AIM OF THE TASK
Transcribe the whole listing below without changing a word, but leave out every image.

*** DATA LINES

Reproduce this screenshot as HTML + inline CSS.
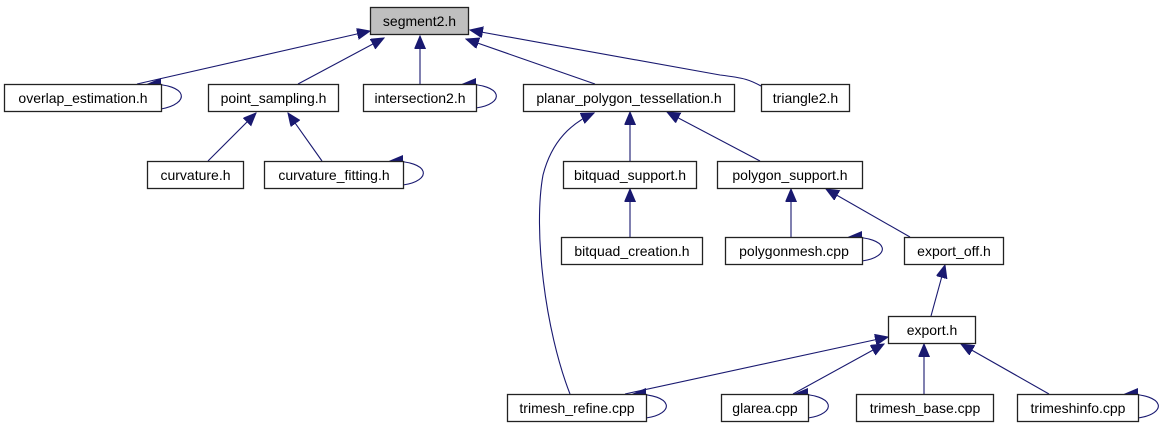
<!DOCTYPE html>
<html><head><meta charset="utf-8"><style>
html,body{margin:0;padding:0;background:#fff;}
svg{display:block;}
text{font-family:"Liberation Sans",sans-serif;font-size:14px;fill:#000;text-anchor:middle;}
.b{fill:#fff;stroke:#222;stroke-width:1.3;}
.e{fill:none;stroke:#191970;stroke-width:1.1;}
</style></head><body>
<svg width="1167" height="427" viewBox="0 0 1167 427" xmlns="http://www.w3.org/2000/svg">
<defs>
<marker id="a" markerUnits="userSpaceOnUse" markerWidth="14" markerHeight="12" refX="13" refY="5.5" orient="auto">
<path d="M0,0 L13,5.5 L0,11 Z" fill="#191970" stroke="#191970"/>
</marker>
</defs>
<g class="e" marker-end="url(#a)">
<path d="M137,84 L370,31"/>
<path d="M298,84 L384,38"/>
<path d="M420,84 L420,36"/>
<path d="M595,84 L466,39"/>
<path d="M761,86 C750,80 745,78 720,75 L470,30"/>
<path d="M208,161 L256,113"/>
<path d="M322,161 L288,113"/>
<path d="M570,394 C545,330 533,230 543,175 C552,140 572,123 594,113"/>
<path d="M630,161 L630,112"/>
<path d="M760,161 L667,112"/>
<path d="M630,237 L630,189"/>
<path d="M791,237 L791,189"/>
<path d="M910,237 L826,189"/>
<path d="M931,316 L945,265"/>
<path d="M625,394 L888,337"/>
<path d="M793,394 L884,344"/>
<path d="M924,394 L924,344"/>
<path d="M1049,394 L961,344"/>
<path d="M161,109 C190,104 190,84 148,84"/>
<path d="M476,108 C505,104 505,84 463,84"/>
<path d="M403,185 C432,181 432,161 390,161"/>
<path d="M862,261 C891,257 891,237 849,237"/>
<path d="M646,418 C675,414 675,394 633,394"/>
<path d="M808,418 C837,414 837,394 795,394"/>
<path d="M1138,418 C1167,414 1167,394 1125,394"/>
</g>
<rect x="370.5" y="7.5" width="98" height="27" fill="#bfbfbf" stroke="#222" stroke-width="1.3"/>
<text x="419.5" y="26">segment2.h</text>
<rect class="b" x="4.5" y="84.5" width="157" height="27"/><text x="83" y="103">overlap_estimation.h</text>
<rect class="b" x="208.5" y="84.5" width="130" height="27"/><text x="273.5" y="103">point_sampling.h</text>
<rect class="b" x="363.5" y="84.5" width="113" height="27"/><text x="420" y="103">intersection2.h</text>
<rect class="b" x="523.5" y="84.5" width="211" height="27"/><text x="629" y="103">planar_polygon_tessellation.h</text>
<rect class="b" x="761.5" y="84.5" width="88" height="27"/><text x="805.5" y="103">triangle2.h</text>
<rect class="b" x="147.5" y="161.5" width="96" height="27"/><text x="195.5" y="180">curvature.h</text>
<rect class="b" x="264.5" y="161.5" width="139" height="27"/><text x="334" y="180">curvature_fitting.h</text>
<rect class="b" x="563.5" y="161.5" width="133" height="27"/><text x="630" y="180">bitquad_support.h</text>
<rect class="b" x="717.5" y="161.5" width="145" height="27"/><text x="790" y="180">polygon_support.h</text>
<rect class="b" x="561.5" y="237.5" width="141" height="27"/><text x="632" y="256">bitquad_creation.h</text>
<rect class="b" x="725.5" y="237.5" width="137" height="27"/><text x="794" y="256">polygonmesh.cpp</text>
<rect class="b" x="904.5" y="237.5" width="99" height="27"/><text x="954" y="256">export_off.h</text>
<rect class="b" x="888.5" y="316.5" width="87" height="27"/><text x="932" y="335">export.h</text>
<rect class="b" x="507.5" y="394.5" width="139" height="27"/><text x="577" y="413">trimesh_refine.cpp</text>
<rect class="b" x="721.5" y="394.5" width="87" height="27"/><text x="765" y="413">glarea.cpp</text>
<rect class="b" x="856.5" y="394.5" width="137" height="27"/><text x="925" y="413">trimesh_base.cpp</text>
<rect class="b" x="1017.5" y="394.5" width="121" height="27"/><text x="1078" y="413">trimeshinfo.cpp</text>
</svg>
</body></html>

******

REPLY TO THE TASK
Reproduce this screenshot as HTML + inline CSS.
<!DOCTYPE html>
<html><head><meta charset="utf-8"><style>
html,body{margin:0;padding:0;background:#fff;}
svg{display:block;}
text{font-family:"Liberation Sans",sans-serif;font-size:14px;fill:#000;text-anchor:middle;}
.b{fill:#fff;stroke:#222;stroke-width:1.3;}
.e{fill:none;stroke:#191970;stroke-width:1.1;}
</style></head><body>
<svg width="1167" height="427" viewBox="0 0 1167 427" xmlns="http://www.w3.org/2000/svg">
<defs>
<marker id="a" markerUnits="userSpaceOnUse" markerWidth="14" markerHeight="12" refX="13" refY="5.5" orient="auto">
<path d="M0,0 L13,5.5 L0,11 Z" fill="#191970" stroke="#191970"/>
</marker>
</defs>
<g class="e" marker-end="url(#a)">
<path d="M137,84 L370,31"/>
<path d="M298,84 L384,38"/>
<path d="M420,84 L420,36"/>
<path d="M595,84 L466,39"/>
<path d="M761,86 C750,80 745,78 720,75 L470,30"/>
<path d="M208,161 L256,113"/>
<path d="M322,161 L288,113"/>
<path d="M570,394 C545,330 533,230 543,175 C552,140 572,123 594,113"/>
<path d="M630,161 L630,112"/>
<path d="M760,161 L667,112"/>
<path d="M630,237 L630,189"/>
<path d="M791,237 L791,189"/>
<path d="M910,237 L826,189"/>
<path d="M931,316 L945,265"/>
<path d="M625,394 L888,337"/>
<path d="M793,394 L884,344"/>
<path d="M924,394 L924,344"/>
<path d="M1049,394 L961,344"/>
<path d="M161,109 C190,104 190,84 148,84"/>
<path d="M476,108 C505,104 505,84 463,84"/>
<path d="M403,185 C432,181 432,161 390,161"/>
<path d="M862,261 C891,257 891,237 849,237"/>
<path d="M646,418 C675,414 675,394 633,394"/>
<path d="M808,418 C837,414 837,394 795,394"/>
<path d="M1138,418 C1167,414 1167,394 1125,394"/>
</g>
<rect x="370.5" y="7.5" width="98" height="27" fill="#bfbfbf" stroke="#222" stroke-width="1.3"/>
<text x="419.5" y="26">segment2.h</text>
<rect class="b" x="4.5" y="84.5" width="157" height="27"/><text x="83" y="103">overlap_estimation.h</text>
<rect class="b" x="208.5" y="84.5" width="130" height="27"/><text x="273.5" y="103">point_sampling.h</text>
<rect class="b" x="363.5" y="84.5" width="113" height="27"/><text x="420" y="103">intersection2.h</text>
<rect class="b" x="523.5" y="84.5" width="211" height="27"/><text x="629" y="103">planar_polygon_tessellation.h</text>
<rect class="b" x="761.5" y="84.5" width="88" height="27"/><text x="805.5" y="103">triangle2.h</text>
<rect class="b" x="147.5" y="161.5" width="96" height="27"/><text x="195.5" y="180">curvature.h</text>
<rect class="b" x="264.5" y="161.5" width="139" height="27"/><text x="334" y="180">curvature_fitting.h</text>
<rect class="b" x="563.5" y="161.5" width="133" height="27"/><text x="630" y="180">bitquad_support.h</text>
<rect class="b" x="717.5" y="161.5" width="145" height="27"/><text x="790" y="180">polygon_support.h</text>
<rect class="b" x="561.5" y="237.5" width="141" height="27"/><text x="632" y="256">bitquad_creation.h</text>
<rect class="b" x="725.5" y="237.5" width="137" height="27"/><text x="794" y="256">polygonmesh.cpp</text>
<rect class="b" x="904.5" y="237.5" width="99" height="27"/><text x="954" y="256">export_off.h</text>
<rect class="b" x="888.5" y="316.5" width="87" height="27"/><text x="932" y="335">export.h</text>
<rect class="b" x="507.5" y="394.5" width="139" height="27"/><text x="577" y="413">trimesh_refine.cpp</text>
<rect class="b" x="721.5" y="394.5" width="87" height="27"/><text x="765" y="413">glarea.cpp</text>
<rect class="b" x="856.5" y="394.5" width="137" height="27"/><text x="925" y="413">trimesh_base.cpp</text>
<rect class="b" x="1017.5" y="394.5" width="121" height="27"/><text x="1078" y="413">trimeshinfo.cpp</text>
</svg>
</body></html>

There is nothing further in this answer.